At the same time, these masters of the small screen are getting sick of the incessant nattering and bullying on social media.

They have lost their fascination with the opinions of millions of people they don’t know. They are starting to retreat to a circle of friends they can get to know and trust.

That’s smart in many ways – and frustrating for marketers just getting the hang of communicating with younger consumers. Connecting with a coveted audience gets more difficult when you can’t put an offer in front of them whenever they scroll through the content on their phone.

If the majority of your customers are older, you can count on most of them surfing the web to find your product and to compare what you do against similar offerings.

Facebook ads will still reach some of them and your own posts on other social media channels continue to be effective.

It’s the younger potential customers who will be more difficult to find now because instead of making themselves available to the world, they are clustering with their friends and close acquaintances.

One survey said that two-thirds of consumers 30-years-old and younger are using apps like Facebook Messenger and WhatsApp to communicate with their friends. Others are using multi-player games like Fortnite to meet and communicate. 

Most of us are not big enough to buy our way in to the feeds of Fortnite and other large networks with content and events.

That means you have to study members of your preferred audience that you find online and figure out who they are following and what how they behave.

There is still plenty of information to be found on public platforms like Reddit, for example, that you can use to form profiles.

The Harvard Business Review suggests doing granular research on the habits and preferences of consumers you want to attract:

“Get to know your audience intimately in ways that go way beyond simple demographics,” the Review wrote. “Specifically, work to understand their habits — especially how they consume content and communicate across multiple platforms — and use this to inform the channels on which you communicate with them.
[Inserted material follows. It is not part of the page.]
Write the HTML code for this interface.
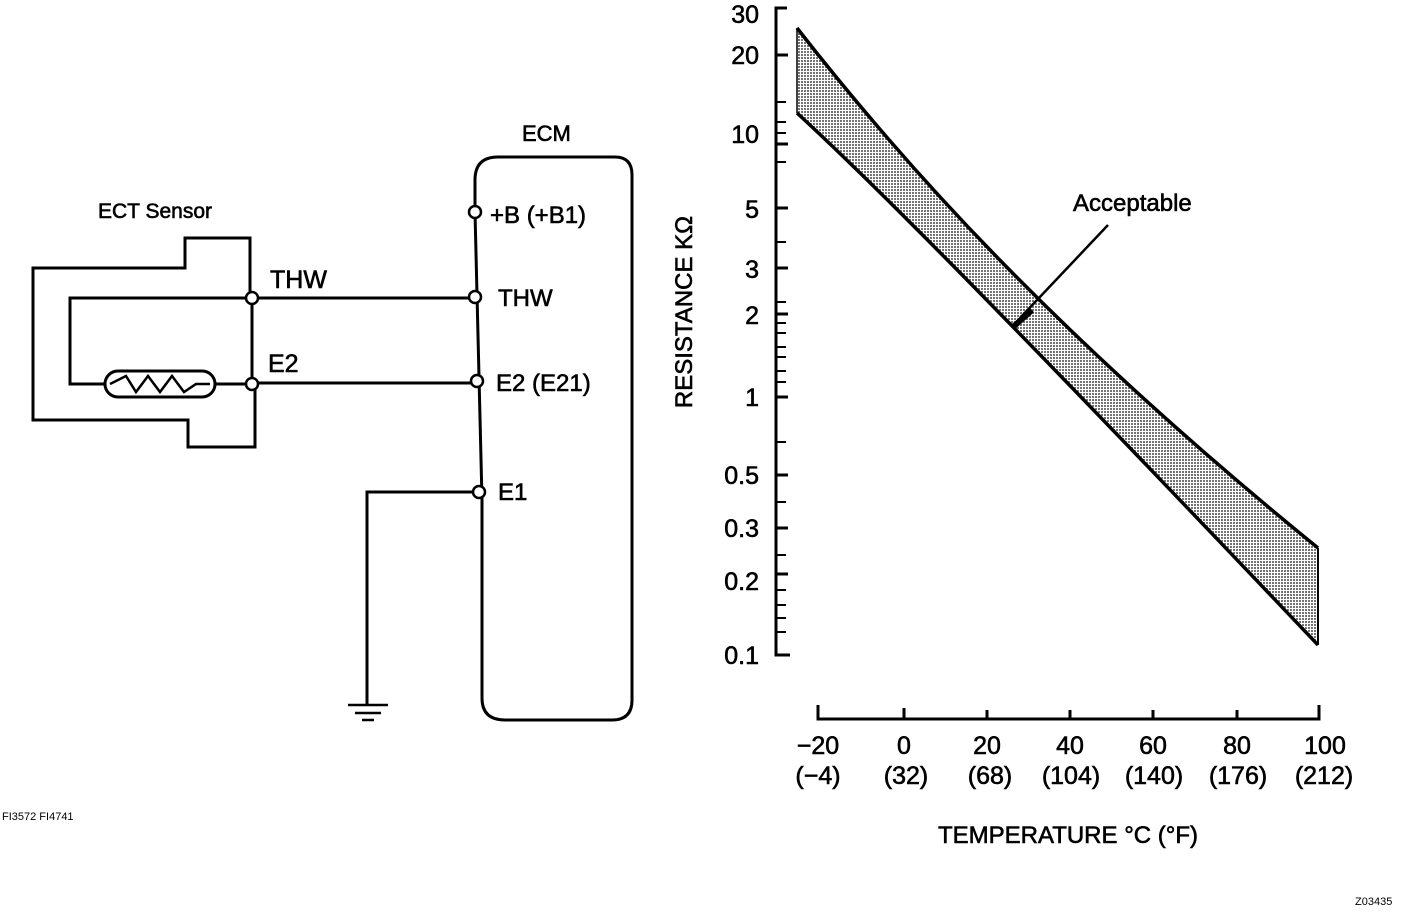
<!DOCTYPE html>
<html><head><meta charset="utf-8"><style>
html,body{margin:0;padding:0;background:#fff;}
svg text{font-family:"Liberation Sans",Arial,sans-serif;fill:#000;stroke:#000;stroke-width:0.6;}
</style></head><body>
<svg width="1408" height="910" viewBox="0 0 1408 910" xmlns="http://www.w3.org/2000/svg">
<defs>
<pattern id="dots" width="3" height="3" patternUnits="userSpaceOnUse">
<rect width="3" height="3" fill="#fff"/><rect width="2" height="2" fill="#000" opacity="0.55"/>
</pattern>
</defs>
<g fill="none" stroke="#000" stroke-width="3">
<path d="M250,298 V238 H185 V268 H33 V420 H188 V447 H255 V386"/>
<path d="M252,298 H475 M252,298 V386 M252,383 H475"/>
<path d="M252,298 H70 V384 H105"/>
<rect x="105" y="371" width="110" height="26" rx="13"/>
<path d="M215,384 H252"/>
<path d="M110,384 L126,376 L136,392 L148,376 L160,392 L172,376 L184,392 L196,384 H210" stroke-width="2.5"/>
<path d="M475,212 V180 Q475,157 498,157 H615 Q632,157 632,175 V700 Q632,720 612,720 H505 Q482,720 482,698 V500 L475,212"/>
<path d="M475,492 H367 V705"/>
<path d="M348,705 H388 M355,713 H381 M362,720 H374" stroke-width="2.5"/>
</g>
<g fill="#fff" stroke="#000" stroke-width="2.5">
<circle cx="252" cy="298" r="6"/><circle cx="252" cy="384" r="6"/>
<circle cx="475" cy="212" r="6"/><circle cx="475" cy="297" r="6"/>
<circle cx="477" cy="381" r="6"/><circle cx="479" cy="492" r="6"/>
</g>
<g font-size="22">
<text x="98" y="218" font-size="21">ECT Sensor</text>
<text x="270" y="288" font-size="25">THW</text>
<text x="268" y="372" font-size="25">E2</text>
<text x="522" y="141" font-size="22">ECM</text>
<text x="490" y="223" font-size="24">+B (+B1)</text>
<text x="498" y="306" font-size="24">THW</text>
<text x="496" y="391" font-size="24">E2 (E21)</text>
<text x="498" y="500" font-size="24">E1</text>
<text x="2" y="820" font-size="11" style="stroke:none">FI3572 FI4741</text>
<text x="1355" y="905" font-size="11" style="stroke:none">Z03435</text>
</g>
<path d="M797,28 C900,160 1050,330 1318,548 L1318,645 C1000,310 870,180 797,113 Z" fill="url(#dots)" stroke="none"/>
<g fill="none" stroke="#000" stroke-width="3.5">
<path d="M797,28 C900,160 1050,330 1318,548"/>
<path d="M797,113 C870,180 1000,310 1318,645"/>
<path d="M1318,548 V645" stroke-width="2"/>
<path d="M797,28 V113" stroke-width="1.5"/>
<path d="M1108,225 L1020,318" stroke-width="2.5"/>
<path d="M1012,328 L1032,310" stroke-width="6"/>
<path d="M787,8 H776 V655 H790" stroke-width="3"/>
<path d="M776,55 H788 M776,144 H788 M776,208 H788 M776,268 H788 M776,314 H788 M776,397 H788 M776,475 H788 M776,528 H788 M776,574 H788" stroke-width="3"/>
<path d="M776,102 H786 M776,122 H786 M776,133 H786 M776,162 H786 M776,242 H786 M776,302 H786 M776,323 H786 M776,333 H786 M776,347 H786 M776,357 H786 M776,371 H786 M776,382 H786 M776,442 H786 M776,502 H786 M776,555 H786 M776,590 H786 M776,605 H786 M776,618 H786 M776,632 H786" stroke-width="2"/>
<path d="M818,705 V719 H1319 V705 M904,708 V719 M987,710 V719 M1070,710 V719 M1153,710 V719 M1237,710 V719" stroke-width="3"/>
</g>
<g font-size="25" text-anchor="end">
<text x="759" y="23">30</text><text x="759" y="64">20</text>
<text x="759" y="143">10</text><text x="759" y="218">5</text>
<text x="759" y="278">3</text><text x="759" y="324">2</text>
<text x="759" y="406">1</text><text x="759" y="484">0.5</text>
<text x="759" y="537">0.3</text><text x="759" y="590">0.2</text>
<text x="759" y="664">0.1</text>
</g>
<g font-size="25" text-anchor="middle">
<text x="818" y="754">−20</text><text x="904" y="754">0</text>
<text x="987" y="754">20</text><text x="1070" y="754">40</text>
<text x="1153" y="754">60</text><text x="1237" y="754">80</text>
<text x="1325" y="754">100</text>
<text x="818" y="784">(−4)</text><text x="906" y="784">(32)</text>
<text x="990" y="784">(68)</text><text x="1071" y="784">(104)</text>
<text x="1154" y="784">(140)</text><text x="1238" y="784">(176)</text>
<text x="1324" y="784">(212)</text>
<text x="1068" y="843" font-size="24">TEMPERATURE °C (°F)</text>
</g>
<text x="1073" y="211" font-size="24">Acceptable</text>
<text transform="translate(692,312) rotate(-90)" font-size="24" text-anchor="middle">RESISTANCE KΩ</text>
</svg>
</body></html>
Think about how you can reach customers by mimicking their behavior.”

As we wrote previously about Facebook’s new algorithm, which gives more weight to posts from friends and family in the feed, original content still wins viewers. Interviews, demonstrations, give-aways, interesting photos, podcasts and videos that explain or entertain will all succeed in improving your audience.

The old days of creating an advertisement with a list of goods, or a website that gives some product background and a contact number, no longer work to attract new customers and potential customers. But even as users of social media continues to evolve, marketing to them will evolve and you will be able to reach the customers you desire.

*If you remember this song, you are not part of Gen Z.